[DIRECTION] Gather every line from the entries below that includes "with".

[MATERIAL SHOWN]
----------
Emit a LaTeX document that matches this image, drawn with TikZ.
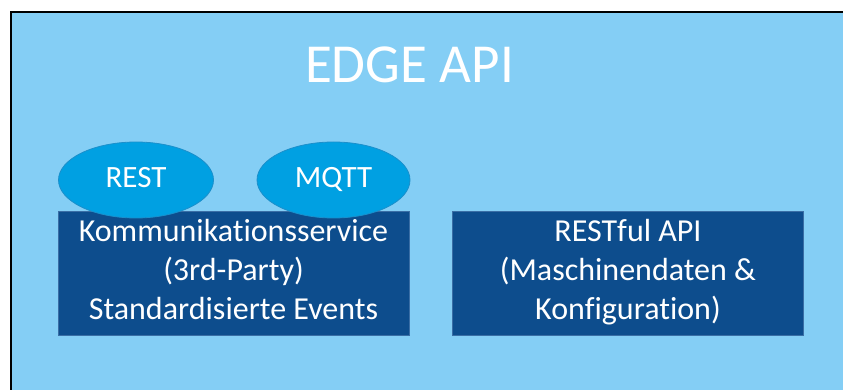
----------
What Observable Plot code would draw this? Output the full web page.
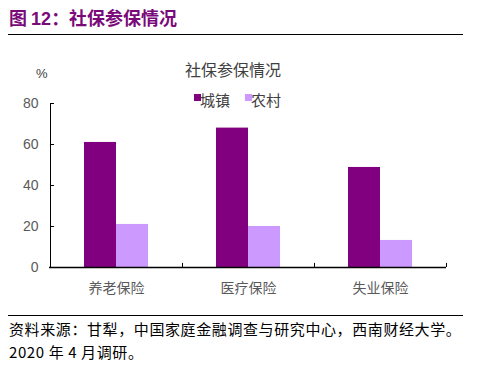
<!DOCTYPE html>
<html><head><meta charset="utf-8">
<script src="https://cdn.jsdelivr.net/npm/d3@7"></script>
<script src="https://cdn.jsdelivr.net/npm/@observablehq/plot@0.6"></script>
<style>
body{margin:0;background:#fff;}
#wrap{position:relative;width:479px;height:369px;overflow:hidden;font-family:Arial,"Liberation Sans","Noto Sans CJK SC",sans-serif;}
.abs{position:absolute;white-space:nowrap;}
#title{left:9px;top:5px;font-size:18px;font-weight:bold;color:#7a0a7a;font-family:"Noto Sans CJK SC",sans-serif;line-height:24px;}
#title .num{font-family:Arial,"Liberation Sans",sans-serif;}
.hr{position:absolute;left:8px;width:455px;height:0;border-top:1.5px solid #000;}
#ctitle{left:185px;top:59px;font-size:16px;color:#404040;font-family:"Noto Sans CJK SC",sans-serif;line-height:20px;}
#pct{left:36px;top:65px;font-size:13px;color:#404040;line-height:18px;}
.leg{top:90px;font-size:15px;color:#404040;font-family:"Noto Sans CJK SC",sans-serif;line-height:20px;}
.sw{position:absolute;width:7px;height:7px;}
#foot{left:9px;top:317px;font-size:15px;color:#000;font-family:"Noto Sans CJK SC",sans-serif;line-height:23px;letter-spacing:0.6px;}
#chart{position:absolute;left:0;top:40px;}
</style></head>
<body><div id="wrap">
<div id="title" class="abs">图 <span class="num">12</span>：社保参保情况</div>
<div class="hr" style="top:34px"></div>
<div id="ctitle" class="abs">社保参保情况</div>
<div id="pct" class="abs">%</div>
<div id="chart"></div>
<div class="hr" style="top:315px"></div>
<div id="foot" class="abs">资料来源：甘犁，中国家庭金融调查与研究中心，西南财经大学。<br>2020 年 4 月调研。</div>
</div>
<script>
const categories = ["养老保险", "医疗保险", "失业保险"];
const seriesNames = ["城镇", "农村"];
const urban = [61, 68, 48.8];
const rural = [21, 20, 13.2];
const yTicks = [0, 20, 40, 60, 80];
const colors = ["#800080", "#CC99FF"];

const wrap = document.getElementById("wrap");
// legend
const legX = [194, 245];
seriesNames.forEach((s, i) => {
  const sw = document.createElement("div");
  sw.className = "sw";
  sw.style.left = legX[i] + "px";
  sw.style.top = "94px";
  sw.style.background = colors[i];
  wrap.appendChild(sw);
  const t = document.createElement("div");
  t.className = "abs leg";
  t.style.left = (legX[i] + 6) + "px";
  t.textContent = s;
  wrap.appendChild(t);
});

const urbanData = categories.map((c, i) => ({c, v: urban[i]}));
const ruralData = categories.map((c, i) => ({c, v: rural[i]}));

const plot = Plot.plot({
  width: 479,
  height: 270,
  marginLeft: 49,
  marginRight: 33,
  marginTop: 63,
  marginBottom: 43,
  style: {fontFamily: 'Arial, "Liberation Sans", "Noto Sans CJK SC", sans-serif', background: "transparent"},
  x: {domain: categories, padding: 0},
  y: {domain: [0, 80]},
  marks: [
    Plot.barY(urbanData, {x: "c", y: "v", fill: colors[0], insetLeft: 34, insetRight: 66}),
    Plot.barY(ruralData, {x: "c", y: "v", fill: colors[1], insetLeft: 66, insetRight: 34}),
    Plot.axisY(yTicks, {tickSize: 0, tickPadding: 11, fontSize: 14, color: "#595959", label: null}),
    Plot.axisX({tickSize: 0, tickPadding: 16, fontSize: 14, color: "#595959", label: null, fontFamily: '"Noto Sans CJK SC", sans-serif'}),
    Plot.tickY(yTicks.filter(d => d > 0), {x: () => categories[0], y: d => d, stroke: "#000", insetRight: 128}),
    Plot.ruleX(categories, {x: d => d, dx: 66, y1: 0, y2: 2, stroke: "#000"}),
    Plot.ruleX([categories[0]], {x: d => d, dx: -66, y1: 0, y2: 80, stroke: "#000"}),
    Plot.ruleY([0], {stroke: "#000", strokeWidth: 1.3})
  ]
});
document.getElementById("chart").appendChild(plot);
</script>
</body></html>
----------
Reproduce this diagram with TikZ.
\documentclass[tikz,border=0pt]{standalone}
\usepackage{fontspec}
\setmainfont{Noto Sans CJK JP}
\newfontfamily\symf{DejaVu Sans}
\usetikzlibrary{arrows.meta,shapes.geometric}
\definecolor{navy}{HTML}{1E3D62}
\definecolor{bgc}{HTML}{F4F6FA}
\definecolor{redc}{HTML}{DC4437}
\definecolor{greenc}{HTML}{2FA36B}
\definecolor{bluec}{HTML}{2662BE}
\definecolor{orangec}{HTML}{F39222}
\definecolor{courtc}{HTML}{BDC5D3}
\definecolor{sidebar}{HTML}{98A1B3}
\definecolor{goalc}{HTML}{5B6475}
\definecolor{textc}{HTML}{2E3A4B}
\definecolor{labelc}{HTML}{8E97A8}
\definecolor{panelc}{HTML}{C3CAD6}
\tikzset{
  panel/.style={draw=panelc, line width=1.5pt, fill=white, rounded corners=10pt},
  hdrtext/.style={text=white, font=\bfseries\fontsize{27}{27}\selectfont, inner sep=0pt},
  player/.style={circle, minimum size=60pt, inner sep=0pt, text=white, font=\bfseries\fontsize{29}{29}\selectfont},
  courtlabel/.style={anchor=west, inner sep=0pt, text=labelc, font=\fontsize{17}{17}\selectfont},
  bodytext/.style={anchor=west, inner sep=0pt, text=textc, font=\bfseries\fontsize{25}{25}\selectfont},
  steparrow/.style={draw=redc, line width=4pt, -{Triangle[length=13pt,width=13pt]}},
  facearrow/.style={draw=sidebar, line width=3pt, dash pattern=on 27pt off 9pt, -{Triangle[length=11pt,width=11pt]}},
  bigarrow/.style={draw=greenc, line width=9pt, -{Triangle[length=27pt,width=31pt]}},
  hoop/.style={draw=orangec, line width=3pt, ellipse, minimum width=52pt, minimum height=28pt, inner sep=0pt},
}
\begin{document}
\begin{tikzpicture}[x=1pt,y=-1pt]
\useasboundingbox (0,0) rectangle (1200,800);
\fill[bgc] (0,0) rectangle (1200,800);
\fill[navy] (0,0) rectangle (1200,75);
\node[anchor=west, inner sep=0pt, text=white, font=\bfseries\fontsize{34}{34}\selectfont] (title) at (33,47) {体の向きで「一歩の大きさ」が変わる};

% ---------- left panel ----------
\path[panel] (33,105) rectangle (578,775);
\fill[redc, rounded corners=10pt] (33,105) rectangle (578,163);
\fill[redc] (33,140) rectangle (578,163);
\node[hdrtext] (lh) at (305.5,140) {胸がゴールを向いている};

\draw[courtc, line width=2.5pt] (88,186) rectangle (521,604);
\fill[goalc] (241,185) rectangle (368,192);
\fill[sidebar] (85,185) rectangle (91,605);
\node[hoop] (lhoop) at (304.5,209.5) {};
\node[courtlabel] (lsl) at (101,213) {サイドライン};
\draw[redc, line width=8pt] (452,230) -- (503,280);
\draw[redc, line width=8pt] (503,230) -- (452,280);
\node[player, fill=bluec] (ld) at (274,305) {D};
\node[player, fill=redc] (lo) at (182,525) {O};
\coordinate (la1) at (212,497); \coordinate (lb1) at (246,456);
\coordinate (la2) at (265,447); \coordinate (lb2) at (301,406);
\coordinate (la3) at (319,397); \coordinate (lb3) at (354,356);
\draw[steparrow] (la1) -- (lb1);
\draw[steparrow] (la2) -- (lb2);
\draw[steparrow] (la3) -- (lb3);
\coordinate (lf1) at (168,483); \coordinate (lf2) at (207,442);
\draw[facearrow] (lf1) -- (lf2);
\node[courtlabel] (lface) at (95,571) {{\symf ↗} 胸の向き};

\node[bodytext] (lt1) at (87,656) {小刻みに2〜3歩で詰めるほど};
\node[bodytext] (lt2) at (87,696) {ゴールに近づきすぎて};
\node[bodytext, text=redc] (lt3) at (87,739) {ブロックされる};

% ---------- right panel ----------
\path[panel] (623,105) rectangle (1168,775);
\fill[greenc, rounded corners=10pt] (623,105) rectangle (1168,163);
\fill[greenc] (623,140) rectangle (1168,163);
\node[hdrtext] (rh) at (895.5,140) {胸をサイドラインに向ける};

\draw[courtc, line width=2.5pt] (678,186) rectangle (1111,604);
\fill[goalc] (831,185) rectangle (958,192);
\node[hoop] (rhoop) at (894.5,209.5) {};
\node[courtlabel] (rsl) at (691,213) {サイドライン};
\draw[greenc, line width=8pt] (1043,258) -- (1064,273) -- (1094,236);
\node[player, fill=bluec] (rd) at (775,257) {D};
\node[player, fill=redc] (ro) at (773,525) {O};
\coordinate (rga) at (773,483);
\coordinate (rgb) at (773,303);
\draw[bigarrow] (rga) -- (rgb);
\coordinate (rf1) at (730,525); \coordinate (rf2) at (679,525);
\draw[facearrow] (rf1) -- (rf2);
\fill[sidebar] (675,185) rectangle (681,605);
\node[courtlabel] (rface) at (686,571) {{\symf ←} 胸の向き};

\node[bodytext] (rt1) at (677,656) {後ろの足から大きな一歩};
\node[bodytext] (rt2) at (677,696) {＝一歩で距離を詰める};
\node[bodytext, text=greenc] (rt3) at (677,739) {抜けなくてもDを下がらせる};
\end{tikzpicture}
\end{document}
----------
[EXERCISE RESULT]
Emit a LaTeX document that matches this image, drawn with TikZ.
Reproduce this diagram with TikZ.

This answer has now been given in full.